For more than two months, the world’s only superpower and “indispensable nation” has been completely consumed by a debate about President Donald Trump’s wall on the border with Mexico, a structure which will solve none of America’s illegal immigration, crime and drug problems, to say nothing of various other problems facing the country. Worse, despite declaring a national emergency to ensure funding for his wall, Trump has no intention of actually building it. For a variety of practical reasons, the wall will never be built, and, moreover, the next U.S. president will probably tear down the completed portions as a symbolic first act of the new administration.
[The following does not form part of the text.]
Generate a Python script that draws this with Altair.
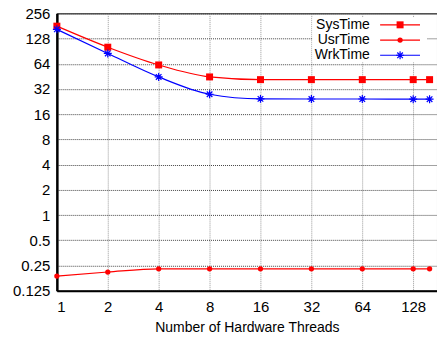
import altair as alt
import pandas as pd

threads = [1, 2, 4, 8, 16, 32, 64, 128, 160]
sys_time = [180, 101, 62, 44.6, 41.4, 41.4, 41.4, 41.4, 41.4]
usr_time = [0.187, 0.209, 0.228, 0.228, 0.228, 0.228, 0.228, 0.228, 0.228]
wrk_time = [165, 85, 44.6, 27.7, 24.4, 24.3, 24.3, 24.2, 24.2]
series_names = ["SysTime", "UsrTime", "WrkTime"]
series_colors = ["#ff0000", "#ff0000", "#0000ff"]
x_ticks = [1, 2, 4, 8, 16, 32, 64, 128]
y_ticks = [0.125, 0.25, 0.5, 1, 2, 4, 8, 16, 32, 64, 128, 256]

rows = []
for name, vals in zip(series_names, [sys_time, usr_time, wrk_time]):
    for t, v in zip(threads, vals):
        rows.append({"threads": t, "value": v, "series": name})
df = pd.DataFrame(rows)
legend_df = pd.DataFrame({"series": series_names})

FONT = "Liberation Sans"
ASTER = "M0,-1V1M-1,0H1M-0.7,-0.7L0.7,0.7M-0.7,0.7L0.7,-0.7"

xscale = alt.Scale(type="log", base=2, domain=[1, 177], nice=False)
yscale = alt.Scale(type="log", base=2, domain=[0.125, 256], nice=False)
cscale = alt.Scale(domain=series_names, range=series_colors)

xaxis = alt.Axis(
    values=x_ticks, format="~g", title="Number of Hardware Threads",
    ticks=False, labelPadding=9, titlePadding=6,
    domainColor="#000", domainWidth=2,
    gridColor="#999", gridDash=[1, 1], gridWidth=1,
    labelFont=FONT, labelFontSize=15, labelColor="#000",
    titleFont=FONT, titleFontSize=14, titleColor="#000", titleFontWeight="normal",
)
yaxis = alt.Axis(
    values=y_ticks, format="~g", title=None,
    ticks=False, labelPadding=7,
    domainColor="#000", domainWidth=2.5,
    gridColor="#444", gridDash=[1, 1], gridWidth=1,
    labelFont=FONT, labelFontSize=15, labelColor="#000",
)

base = alt.Chart(df)
X = alt.X("threads:Q", scale=xscale, axis=xaxis)
Y = alt.Y("value:Q", scale=yscale, axis=yaxis)

lines = base.mark_line(interpolate="monotone", strokeWidth=1.2).encode(
    x=X, y=Y, color=alt.Color("series:N", scale=cscale, legend=None),
)

sys_pts = base.transform_filter(alt.datum.series == "SysTime").mark_point(
    shape="square", size=49, filled=True, opacity=1, color="#ff0000"
).encode(x=X, y=Y)

usr_pts = base.transform_filter(alt.datum.series == "UsrTime").mark_point(
    shape="circle", size=28, filled=True, opacity=1, color="#ff0000"
).encode(x=X, y=Y)

wrk_pts = base.transform_filter(alt.datum.series == "WrkTime").mark_point(
    shape=ASTER, size=64, filled=False, opacity=1, color="#0000ff", strokeWidth=1.2
).encode(x=X, y=Y)

data_layer = alt.layer(lines, sys_pts, usr_pts, wrk_pts)

# legend (top right, labels left of the sample line, on a white box)
lbase = alt.Chart(legend_df)
LY = alt.Y("series:N", scale=alt.Scale(type="point", domain=series_names, range=[11.5, 42], padding=0), axis=None)

leg_box = lbase.transform_filter(alt.datum.series == "SysTime").mark_rect(color="white").encode(
    x=alt.value(256), x2=alt.value(371), y=alt.value(4), y2=alt.value(49)
)
leg_text = lbase.mark_text(align="right", baseline="middle", font=FONT, fontSize=14, color="#000").encode(
    x=alt.value(313.7), y=LY, text="series:N"
)
leg_rule = lbase.mark_rule(strokeWidth=1.2).encode(
    x=alt.value(324), x2=alt.value(364), y=LY,
    color=alt.Color("series:N", scale=cscale, legend=None),
)
leg_sys = lbase.transform_filter(alt.datum.series == "SysTime").mark_point(
    shape="square", size=49, filled=True, opacity=1, color="#ff0000"
).encode(x=alt.value(344), y=LY)
leg_usr = lbase.transform_filter(alt.datum.series == "UsrTime").mark_point(
    shape="circle", size=28, filled=True, opacity=1, color="#ff0000"
).encode(x=alt.value(344), y=LY)
leg_wrk = lbase.transform_filter(alt.datum.series == "WrkTime").mark_point(
    shape=ASTER, size=64, filled=False, opacity=1, color="#0000ff", strokeWidth=1.2
).encode(x=alt.value(344), y=LY)

legend_layer = alt.layer(leg_box, leg_text, leg_rule, leg_sys, leg_usr, leg_wrk)

chart = alt.layer(data_layer, legend_layer).resolve_scale(y="independent").properties(
    width=381, height=278,
    background="white",
    autosize=alt.AutoSizeParams(type="none"),
    padding={"left": 57, "top": 13, "right": 0, "bottom": 48},
).configure_view(
    stroke="#000", strokeWidth=1
)

chart.save("out.html", embed_options={"renderer": "svg", "actions": False})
It is as if Trump, who was revealed recently to do very little actual work at the White House – yet another characteristic he shares with Russia’s Vladimir Putin – has imposed the wall debate on America just to waste time. Yet, the wall and the situation which surrounds it are emblematic of the current state of the American nation.

Think of how a traditional Hollywood movie would have treated the subject of the wall. It would probably go something like this: The Government built a looming, impenetrable titanium border wall. It is guarded by soldiers in full combat gear, electronic killers, drones, German shepherds, the whole nine yards. A kid from Guatemala needs to get across to rescue his mother and little sister who got themselves in trouble in America. A gruff rancher living near the border, a man of few words but a big heart, befriends the kid and helps him outsmart ICE agents and the police.

Americans have always been on the side of the underdog, and Hollywood has always exploited that. Its movies follow the classic script of the early Star Wars series, in which the powerful Empire faces a ragtag band of free spirits armed with jerry-rigged weapons.

Being on the side of the underdog is a sign of strength. It is the strong and the independent who stand up for the weak and confront bullies, both in everyday life and in politics. That’s how the Old World used to see Americans – from the Civil War when the North went to war to put an end to the institution of slavery, to the Lincoln Brigade fighting Hitler and Mussolini in Spain and the cheerful, generous liberators of Europe in 1945.

Much of it was legend, but legends are based on facts. And facts are different today. Trump’s America, embodied by his rallies (he held several dozen of them in the two years since his election, each attended by thousands), are not a bunch that are bent on defending the underdogs or sympathizing with the weak. They don’t stand up to bullies. On the contrary, Trump spends hours insulting and bullying everyone who comes to his mind, attacking illegal immigrants, refugees, Democrats, the FBI, the free press – and his mobs squeal with delight.

That’s because they no longer see themselves as strong. Trump’s Americans, his base that consistently makes up 30-40% of citizens – i.e., the largest single voting block – are convinced that they are now the underdogs. They can’t protect anyone and need protection themselves – from rapists and drug dealers pouring across the southern border, from African Americans at home, from China and other thieving trading partners, from devious NATO allies, from domestic liberal elites, from gay and transgender people, etc., etc.

And at long last they have found their protector. It is a highly successful self-made billionaire who was always in command on his reality TV show. They have taken an image created by Trump’s TV producers for The Apprentice to be the real thing.

Throughout his presidency, Trump has stayed in character from his show. Stanislavsky might have shouted his famous: “I don’t believe you!”, but Trump’s supporters lap it up. The way he talks about his base at his rallies is very much like a father talking about his children. And those crowd of overweight men and women, armed to the teeth and mostly in their middle age, are in fact his kids. He is their Daddy Don. He alone can fix it. Or so he says.

To see an exact parallel, watch Russian President Vladimir Putin (very much Trump’s role model) performing his annual TV chat with the Russian nation. Or, more precisely, with his children. Callers ask him to help them with a variety of minor problems, which he fixes with a benign smile in a splendid deus ex-machina fashion.

What links those browbeaten Russians with their humble appeals to Putin and MAGA hat-wearing Americans? Why, economic insecurity of course.

America is still a land of opportunity. Maybe even more so than in any other time of its glorious history. You can very quickly go from a penniless grad student to a billionaire. But it is also a winner-take-all economy. If you are a blue-collar worker, you have to hustle several underpaid part-time jobs to support a family. And even if you have a decent job, you don’t have job security, you can be bankrupted by a medical emergency in your family and you don’t have much of a possibility to pay for your children’s college education.

Mid-America has become a blighted landscape plagued by social problems, family breakup and drugs.

Putin’s Russia is also a land of opportunity. If you can plug into one of the oligarchic-bureaucratic-security structures that rule the country you will become wealthy. If not, you drag a pretty miserable existence.

It turns out that when people lose their economic security they rarely fight for political power which could force those who do exceptionally well in an economic system to give back some of that wealth to others who created that system. On the contrary, they run for protection. Like medieval serfs, they start looking for a kind patron. Like Trump or Putin – who of course have no interest in really helping them.

This suggests that various “socialist” proposals advanced by progressive politicians in America to impose a tax on excessive wealth are not going to be supported by American voters. Indeed, why would billionaires protect us if we are being so nasty to them? Let them keep their billions and hope that some scraps somehow trickle down.